Conduct detailed technical run-throughs prior to each training session. Trainers as well as an on-site technical support staff will minimize the number of technical delays and glitches by doing the following: running Turning Point software checks, conducting software inventories, including Flash, preloading relevant Internet sites, and testing the connection between the laptop and projector. Ideally, the same tech support person, who is familiar with the facility and other demands that are likely to occur on infrastructure at the time of the training, will remain present during the training to troubleshoot any difficulties that arise.

Use the next phase of evaluation to identify concrete ways participants use their training, tracking the implementation of their Action Plans and how they support technology integration at the classroom level based on their Forum experience. Nearly all of the participants interviewed expressed a strong desire to implement their Action Plans but relatively few (16%) described themselves as being "well prepared" to do so. Tracking if and how administrators take action to accomplish these goals is likely to yield valuable information about the local and systemic challenges administrators encounter, specific knowledge or information they may need in order to act effectively, or different decision-making or policysetting practices that prove to be more or less successful. Learning more about all of these topics will inform further development of the training experience and help to define the scope and depth of impact the program can expect to have.
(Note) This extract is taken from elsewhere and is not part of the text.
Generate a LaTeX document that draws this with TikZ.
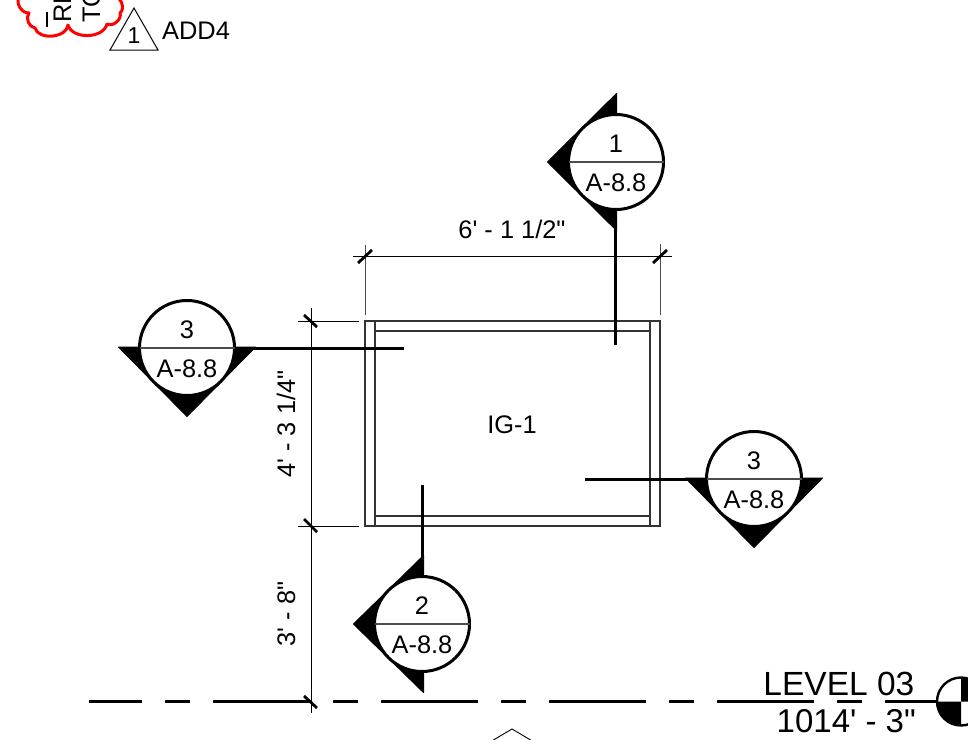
\documentclass[tikz,border=0pt]{standalone}
\usepackage{fontspec}
\newfontfamily\arl{Liberation Sans}
\tikzset{
  thinline/.style={line width=0.9pt,black},
  frameline/.style={line width=1.2pt,black!80},
  tick/.style={line width=2.8pt,black},
  levelline/.style={line width=2.2pt,black},
  cutline/.style={line width=3pt,black},
  wedge/.style={fill=black,draw=black,line width=1pt,line join=round},
  bubble/.style={circle,draw=black,fill=white,line width=3pt,minimum size=95pt,inner sep=0pt,outer sep=0pt},
  divider/.style={line width=1.5pt,black!70},
  lbl/.style={font=\arl\fontsize{25.4}{30}\selectfont,inner sep=0pt,anchor=base},
  biglbl/.style={font=\arl\fontsize{33}{38}\selectfont,inner sep=0pt,anchor=base east},
  cloud/.style={line width=3pt,red,line cap=round,line join=round},
}
\begin{document}
\begin{tikzpicture}[x=1pt,y=-1pt]
\path[fill=white] (0,0) rectangle (968,739);
\clip (0,0) rectangle (968,739);
% revision cloud
\draw[cloud] (19,-3) to[bend right=60] (29,13) to[bend right=60] (35,28)
  to[bend right=80] (68,25) to[bend right=75] (107,24) to[bend right=70] (120,13) to[bend right=70] (115,-3);
\node[lbl,rotate=90,anchor=base west] (rev1) at (71,23) {RE};
\node[lbl,rotate=90,anchor=base west] (rev2) at (100,23) {TO};
\coordinate (barA) at (47,12); \coordinate (barB) at (47,27);
\draw[line width=1.5pt] (barA) -- (barB);
% revision delta
\coordinate (dT) at (134,8); \coordinate (dL) at (110,50); \coordinate (dR) at (158,50);
\draw[line width=1pt,line join=miter] (dT) -- (dL) -- (dR) -- cycle;
\node[lbl,font=\arl\fontsize{23}{28}\selectfont] (deltanum) at (134,43) {1};
\node[lbl,anchor=base west] (add) at (162,39) {ADD4};
% frame
\coordinate (fa) at (365,321); \coordinate (fb) at (660,526);
\draw[frameline] (fa) rectangle (fb);
\draw[frameline] (375,321) -- (375,526);
\draw[frameline] (650,321) -- (650,526);
\draw[frameline] (375,331) -- (650,331);
\draw[frameline] (375,516) -- (650,516);
\node[lbl] (ig) at (512,433) {IG-1};
% horizontal dimension
\coordinate (hdA) at (353,256); \coordinate (hdB) at (672,256);
\draw[thinline] (hdA) -- (hdB);
\draw[thinline,black!70] (365,245) -- (365,315);
\draw[thinline,black!70] (660,244) -- (660,315);
\draw[tick] (358,263) -- (372,250);
\draw[tick] (653,263) -- (667,250);
\node[lbl] (hdt) at (512,238) {6' - 1 1/2"};
% vertical dimension
\coordinate (vdA) at (311,308); \coordinate (vdB) at (311,713);
\draw[thinline] (vdA) -- (vdB);
\draw[thinline] (298,321) -- (359,321);
\draw[thinline] (298,526) -- (359,526);
\draw[tick] (304,315) -- (317,327);
\draw[tick] (304,519) -- (317,532);
\draw[tick] (304,696) -- (317,708);
\node[lbl,rotate=90,anchor=base] (vdt1) at (295,424) {4' - 3 1/4"};
\node[lbl,rotate=90,anchor=base] (vdt2) at (295,614) {3' - 8"};
% level line
\foreach \a/\b in {89/142,165/190,213/311,333/358,381/478,501/526,549/646,669/694,717/814,837/862,885/938}
  \draw[levelline] (\a,701.5) -- (\b,701.5);
\node[lbl,font=\arl\fontsize{33.5}{38}\selectfont,anchor=base east] (lev) at (914.5,695) {LEVEL 03};
\node[biglbl] (elev) at (916,732) {1014' - 3"};
\node[circle,draw=black,line width=2.4pt,minimum size=48pt,inner sep=0pt,outer sep=0pt] (datum) at (961,701.5) {};
\fill (961,701.5) -- (937,701.5) arc[start angle=180,end angle=90,radius=24] -- cycle;
\fill (961,701.5) -- (985,701.5) arc[start angle=0,end angle=-90,radius=24] -- cycle;
% chevron below
\coordinate (chL) at (490,742); \coordinate (chT) at (512,729); \coordinate (chR) at (534,742);
\draw[thinline] (chL) -- (chT) -- (chR);
% section marker 1
\coordinate (t1) at (616.5,93.5); \coordinate (a1) at (547.5,162); \coordinate (b1) at (616.5,230.5); \coordinate (c1) at (615.5,225); \coordinate (e1) at (615.5,345);
\draw[cutline] (c1) -- (e1);
\filldraw[wedge] (t1) -- (a1) -- (b1) -- cycle;
\node[bubble] (m1) at (616,162) {};
\draw[divider] (m1.west) -- (m1.east);
\node[lbl] (m1n) at (616,152) {1};
\node[lbl] (m1s) at (616,191) {A-8.8};
% section marker 2
\coordinate (t2) at (423.5,555.5); \coordinate (a2) at (353.5,624); \coordinate (b2) at (423.5,692.5); \coordinate (c2) at (422.3,560); \coordinate (e2) at (422.3,485);
\draw[cutline] (c2) -- (e2);
\filldraw[wedge] (t2) -- (a2) -- (b2) -- cycle;
\node[bubble] (m2) at (422,624) {};
\draw[divider] (m2.west) -- (m2.east);
\node[lbl] (m2n) at (422,614) {2};
\node[lbl] (m2s) at (422,653) {A-8.8};
% section marker 3 left
\coordinate (t3) at (118.5,347); \coordinate (a3) at (187,416.5); \coordinate (b3) at (255.5,347); \coordinate (c3) at (250,348); \coordinate (e3) at (404,348);
\draw[cutline] (c3) -- (e3);
\filldraw[wedge] (t3) -- (a3) -- (b3) -- cycle;
\node[bubble] (m3) at (187,348) {};
\draw[divider] (m3.west) -- (m3.east);
\node[lbl] (m3n) at (187,338) {3};
\node[lbl] (m3s) at (187,377) {A-8.8};
% section marker 3 right
\coordinate (t4) at (685.5,478); \coordinate (a4) at (754,547.5); \coordinate (b4) at (822.5,478); \coordinate (c4) at (691,479); \coordinate (e4) at (585,479);
\draw[cutline] (c4) -- (e4);
\filldraw[wedge] (t4) -- (a4) -- (b4) -- cycle;
\node[bubble] (m4) at (754,479) {};
\draw[divider] (m4.west) -- (m4.east);
\node[lbl] (m4n) at (754,469) {3};
\node[lbl] (m4s) at (754,508) {A-8.8};
\end{tikzpicture}
\end{document}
Revise the online survey - or administer two versions - to capture a broader range of responses. Just as the Forum curriculum will be updated, so too must the survey to reflect the changes and newly refined goals. While this survey provided useful feedback on participants' responses to the Forum, responses were highly consistent across questions and across different groups of respondents. It is appropriate to develop a more focused survey at this point that would allow for more discrimination among participants' different experiences with the program.